Between the end of WKRP in Cincinnati in 1982 and the start of The New WKRP in Cincinnati in 1991, he leaves the station. The station's fortunes fall dramatically after his departure, to the point that by the time of The New WKRP in Cincinnati, the station is back in the same position as it was before he arrived. His (apparently) first replacement, Steve DeMarco (an unseen character), is much more controversial, embroiling the station in scandal and committing a major FCC violation that leads to his firing (and Carlson's arrest) the day before the new series begins. By the time of the later series, the program director's chair is filled by Donovan Aderhold (played by Mykelti Williamson), who disappears in the penultimate episode when he leaves the station, attempts to return, but has his plane disappear. The position is empty in the series finale. Andy Travis was one of two main cast members from the original series, along with Bailey Quarters, that never appeared in the new series. Sandy had grown frustrated that the role had typecast him as a handsome but lightweight leading man and had left television shortly after the original series ended in order to work on stage.

==Personal life==
In the first-season episode "Love Returns", Travis is very tempted to leave WKRP. An old flame, now a very successful country and western singer (played by It's a Living star Barrie Youngfellow), shows up and rekindles old feelings. She offers him a job with her entourage, but he reluctantly turns it down. During the remainder of the show's run, Andy occasionally refers to having girlfriends and dates, and even uses Mr. Carlson's office to impress an attractive coat-check girl during a business party, but otherwise he is not actually seen actively pursuing a love interest.

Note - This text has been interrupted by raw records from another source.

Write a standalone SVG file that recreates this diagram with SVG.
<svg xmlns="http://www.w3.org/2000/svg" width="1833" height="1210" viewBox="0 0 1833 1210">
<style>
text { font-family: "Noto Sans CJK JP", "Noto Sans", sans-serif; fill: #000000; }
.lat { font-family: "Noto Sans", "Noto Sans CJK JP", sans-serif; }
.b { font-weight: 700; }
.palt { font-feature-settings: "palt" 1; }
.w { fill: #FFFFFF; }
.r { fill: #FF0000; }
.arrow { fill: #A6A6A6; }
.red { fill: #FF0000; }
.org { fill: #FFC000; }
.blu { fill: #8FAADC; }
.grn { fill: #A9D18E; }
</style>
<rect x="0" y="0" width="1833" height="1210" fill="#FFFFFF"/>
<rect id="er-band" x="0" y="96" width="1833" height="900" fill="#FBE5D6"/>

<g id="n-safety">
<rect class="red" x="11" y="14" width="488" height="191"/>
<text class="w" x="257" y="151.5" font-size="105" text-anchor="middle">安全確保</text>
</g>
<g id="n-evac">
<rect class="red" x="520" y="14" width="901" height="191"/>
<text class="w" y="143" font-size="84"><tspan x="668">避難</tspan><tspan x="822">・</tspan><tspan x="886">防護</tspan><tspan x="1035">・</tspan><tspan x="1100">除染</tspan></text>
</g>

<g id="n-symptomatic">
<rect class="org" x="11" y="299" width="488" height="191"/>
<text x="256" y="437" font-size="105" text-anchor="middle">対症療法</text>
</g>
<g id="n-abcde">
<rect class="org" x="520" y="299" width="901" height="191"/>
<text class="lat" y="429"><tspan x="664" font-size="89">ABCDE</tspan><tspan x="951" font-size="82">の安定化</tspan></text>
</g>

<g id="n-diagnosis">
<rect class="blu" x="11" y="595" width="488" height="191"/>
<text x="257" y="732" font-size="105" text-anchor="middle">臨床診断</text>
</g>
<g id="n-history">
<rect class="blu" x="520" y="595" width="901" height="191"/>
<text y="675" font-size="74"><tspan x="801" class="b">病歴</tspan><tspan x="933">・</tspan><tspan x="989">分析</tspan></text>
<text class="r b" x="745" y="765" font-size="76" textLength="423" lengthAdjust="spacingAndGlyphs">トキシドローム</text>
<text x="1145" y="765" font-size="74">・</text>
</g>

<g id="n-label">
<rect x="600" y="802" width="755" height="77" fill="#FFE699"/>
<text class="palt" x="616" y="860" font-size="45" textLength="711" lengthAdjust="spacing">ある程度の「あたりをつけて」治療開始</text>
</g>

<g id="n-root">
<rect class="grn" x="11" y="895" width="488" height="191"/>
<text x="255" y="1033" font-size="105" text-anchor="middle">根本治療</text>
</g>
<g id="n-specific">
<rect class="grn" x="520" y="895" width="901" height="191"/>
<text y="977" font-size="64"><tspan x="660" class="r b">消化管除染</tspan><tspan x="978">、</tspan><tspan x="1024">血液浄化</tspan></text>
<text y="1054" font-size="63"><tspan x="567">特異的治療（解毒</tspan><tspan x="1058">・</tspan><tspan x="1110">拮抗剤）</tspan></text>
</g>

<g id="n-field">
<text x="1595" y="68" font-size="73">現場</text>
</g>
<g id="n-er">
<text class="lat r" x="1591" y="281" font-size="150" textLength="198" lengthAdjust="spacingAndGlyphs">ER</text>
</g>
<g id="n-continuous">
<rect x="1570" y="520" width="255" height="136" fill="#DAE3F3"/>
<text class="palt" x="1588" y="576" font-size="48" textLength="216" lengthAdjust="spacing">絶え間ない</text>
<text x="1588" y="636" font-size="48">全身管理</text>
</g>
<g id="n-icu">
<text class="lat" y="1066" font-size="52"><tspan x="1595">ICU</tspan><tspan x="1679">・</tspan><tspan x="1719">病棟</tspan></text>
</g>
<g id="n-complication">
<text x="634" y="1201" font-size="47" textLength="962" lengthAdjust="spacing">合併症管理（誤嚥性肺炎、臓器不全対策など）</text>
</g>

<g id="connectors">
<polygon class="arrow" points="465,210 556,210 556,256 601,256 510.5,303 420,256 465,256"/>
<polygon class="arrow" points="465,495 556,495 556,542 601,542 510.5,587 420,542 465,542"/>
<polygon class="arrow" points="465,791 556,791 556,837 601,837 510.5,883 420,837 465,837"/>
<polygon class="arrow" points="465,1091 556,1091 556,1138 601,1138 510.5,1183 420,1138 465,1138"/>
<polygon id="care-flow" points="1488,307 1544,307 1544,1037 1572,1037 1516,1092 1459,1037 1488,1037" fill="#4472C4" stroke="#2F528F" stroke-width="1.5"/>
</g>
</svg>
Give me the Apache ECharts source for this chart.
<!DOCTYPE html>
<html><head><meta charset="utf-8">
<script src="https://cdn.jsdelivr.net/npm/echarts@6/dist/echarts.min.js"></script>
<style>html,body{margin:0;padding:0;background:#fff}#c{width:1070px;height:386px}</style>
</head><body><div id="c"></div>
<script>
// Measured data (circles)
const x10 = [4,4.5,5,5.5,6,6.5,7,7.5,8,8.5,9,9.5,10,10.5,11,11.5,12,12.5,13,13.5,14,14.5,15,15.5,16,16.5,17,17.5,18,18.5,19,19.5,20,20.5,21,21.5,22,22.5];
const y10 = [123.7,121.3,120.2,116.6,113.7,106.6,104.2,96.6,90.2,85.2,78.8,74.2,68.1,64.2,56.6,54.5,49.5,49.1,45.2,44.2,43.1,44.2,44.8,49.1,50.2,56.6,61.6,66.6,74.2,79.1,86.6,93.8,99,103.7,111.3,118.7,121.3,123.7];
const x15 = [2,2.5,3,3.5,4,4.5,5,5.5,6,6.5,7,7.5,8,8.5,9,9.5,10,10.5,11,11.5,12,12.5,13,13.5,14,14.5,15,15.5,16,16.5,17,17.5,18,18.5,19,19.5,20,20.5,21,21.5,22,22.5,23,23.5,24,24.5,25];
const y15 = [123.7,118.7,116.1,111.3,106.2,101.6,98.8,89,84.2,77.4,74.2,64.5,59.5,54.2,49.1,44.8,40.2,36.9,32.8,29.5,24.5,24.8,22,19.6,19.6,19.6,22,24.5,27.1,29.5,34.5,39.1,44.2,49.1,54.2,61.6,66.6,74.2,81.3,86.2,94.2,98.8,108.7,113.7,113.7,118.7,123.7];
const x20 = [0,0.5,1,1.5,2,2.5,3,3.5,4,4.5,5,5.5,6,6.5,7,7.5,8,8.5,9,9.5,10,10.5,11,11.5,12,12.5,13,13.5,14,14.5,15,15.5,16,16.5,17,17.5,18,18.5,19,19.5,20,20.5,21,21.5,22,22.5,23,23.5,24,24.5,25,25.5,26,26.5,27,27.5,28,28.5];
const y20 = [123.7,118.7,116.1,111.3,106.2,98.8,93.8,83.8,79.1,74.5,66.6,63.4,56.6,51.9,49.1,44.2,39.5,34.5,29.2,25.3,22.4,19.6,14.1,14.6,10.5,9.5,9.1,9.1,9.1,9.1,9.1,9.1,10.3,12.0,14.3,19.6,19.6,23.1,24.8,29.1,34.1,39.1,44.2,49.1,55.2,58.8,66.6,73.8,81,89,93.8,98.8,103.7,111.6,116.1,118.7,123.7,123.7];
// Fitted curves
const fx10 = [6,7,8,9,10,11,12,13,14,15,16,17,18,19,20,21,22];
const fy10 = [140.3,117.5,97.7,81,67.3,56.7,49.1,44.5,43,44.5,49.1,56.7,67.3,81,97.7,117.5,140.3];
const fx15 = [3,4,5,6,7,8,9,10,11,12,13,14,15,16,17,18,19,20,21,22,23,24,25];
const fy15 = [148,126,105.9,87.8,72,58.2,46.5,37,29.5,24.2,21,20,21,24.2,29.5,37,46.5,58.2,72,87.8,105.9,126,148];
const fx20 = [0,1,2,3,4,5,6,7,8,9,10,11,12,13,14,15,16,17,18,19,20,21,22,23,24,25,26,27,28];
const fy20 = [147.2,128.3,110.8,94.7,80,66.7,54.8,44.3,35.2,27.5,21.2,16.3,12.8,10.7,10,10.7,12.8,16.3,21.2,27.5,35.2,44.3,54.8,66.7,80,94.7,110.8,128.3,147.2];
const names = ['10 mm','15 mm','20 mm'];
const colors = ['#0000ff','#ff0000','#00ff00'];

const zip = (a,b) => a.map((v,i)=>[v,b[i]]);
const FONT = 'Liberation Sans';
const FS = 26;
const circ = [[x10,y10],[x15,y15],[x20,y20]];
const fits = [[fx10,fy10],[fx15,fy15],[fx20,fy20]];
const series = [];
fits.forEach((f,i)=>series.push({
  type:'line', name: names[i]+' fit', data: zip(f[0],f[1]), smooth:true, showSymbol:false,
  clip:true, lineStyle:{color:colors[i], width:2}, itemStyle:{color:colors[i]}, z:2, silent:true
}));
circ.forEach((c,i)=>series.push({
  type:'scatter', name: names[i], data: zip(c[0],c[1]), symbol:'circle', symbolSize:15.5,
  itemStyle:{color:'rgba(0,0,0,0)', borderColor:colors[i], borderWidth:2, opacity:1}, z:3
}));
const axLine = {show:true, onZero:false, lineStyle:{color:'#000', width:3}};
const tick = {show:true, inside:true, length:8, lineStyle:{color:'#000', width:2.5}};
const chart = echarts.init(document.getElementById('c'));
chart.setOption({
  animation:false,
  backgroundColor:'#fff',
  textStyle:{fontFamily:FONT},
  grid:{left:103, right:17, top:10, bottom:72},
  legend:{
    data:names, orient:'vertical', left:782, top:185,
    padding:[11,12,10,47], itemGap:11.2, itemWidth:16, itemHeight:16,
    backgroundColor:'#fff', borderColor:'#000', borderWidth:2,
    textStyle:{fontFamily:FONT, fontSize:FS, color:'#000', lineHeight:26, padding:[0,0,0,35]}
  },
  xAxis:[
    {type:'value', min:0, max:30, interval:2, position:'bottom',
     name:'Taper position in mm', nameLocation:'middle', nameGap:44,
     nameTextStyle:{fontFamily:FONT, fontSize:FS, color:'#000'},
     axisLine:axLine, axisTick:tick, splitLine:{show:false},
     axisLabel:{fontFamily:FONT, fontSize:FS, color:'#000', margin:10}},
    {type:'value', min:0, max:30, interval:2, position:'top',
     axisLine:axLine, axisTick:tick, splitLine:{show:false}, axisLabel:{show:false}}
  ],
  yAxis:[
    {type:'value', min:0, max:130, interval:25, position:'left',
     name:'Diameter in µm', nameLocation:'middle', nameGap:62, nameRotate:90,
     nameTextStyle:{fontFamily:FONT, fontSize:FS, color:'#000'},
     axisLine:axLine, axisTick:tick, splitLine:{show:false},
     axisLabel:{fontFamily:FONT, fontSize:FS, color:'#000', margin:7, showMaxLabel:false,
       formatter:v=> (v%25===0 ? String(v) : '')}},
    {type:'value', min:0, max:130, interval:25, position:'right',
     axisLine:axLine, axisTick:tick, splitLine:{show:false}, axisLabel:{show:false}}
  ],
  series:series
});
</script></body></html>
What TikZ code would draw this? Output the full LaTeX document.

Andy is not immune to the charms of his female co-workers. After Andy is knocked unconscious during a tornado, Jennifer Marlowe begins giving him mouth-to-mouth resuscitation, which a delirious Andy soon attempts to turn into a passionate kiss. Similarly, when reprimanding Bailey Quarters for crafting a fake news story that was subsequently read on-air, he informs her that should it ever happen again, she will be "the best-looking reporter on the unemployment line" (Bailey's response in turn is non-verbal, but does indicate that she is extremely flattered by the compliment). In the episode "Filthy Pictures", Bailey uses Andy's obvious discomfort at being asked to pose in a bathing suit (for a charity photoshoot) to gently mock male chauvinist attitudes, greeting him with "Hey, baby" and calling him "beefcake". However, Andy does get his own back when Bailey dresses stylishly in purple and pretends to be a former nude pinup model (in order to get nude photos of Jennifer back from a sleazy photographer); when she returns to the station after the successful ruse, Andy greets her by saying, "Hey, baby...purple's my favorite color." He then begins chasing her around the station.

==Casting==
Hugh Wilson, the creator and showrunner of WKRP, originally wanted to offer the part of Andy to David Letterman. However, MTM decided to cast Letterman in another show, Mary Tyler Moore's comedy-variety show Mary (which was canceled after only three weeks). Several other actors were considered for the part, including Ross Bickell (who would recommend his then-wife Loni Anderson for the part of Jennifer Marlowe), but CBS executives decided that Sandy was the best choice. Sandy recalled that his audition involved performing a scene with Gordon Jump, who had already been cast as Arthur Carlson; both Jump and Sandy were originally from Dayton, Ohio, and Jump was already familiar with Sandy—he had edited a publication in which a younger Sandy had been highlighted as a promising youth. Years after the series ended, Sandy was offered the audition reel that featured the other performers who auditioned for the part; upon reviewing it, he was glad he got the part because he felt his audition was the best, an assessment that Jump shared.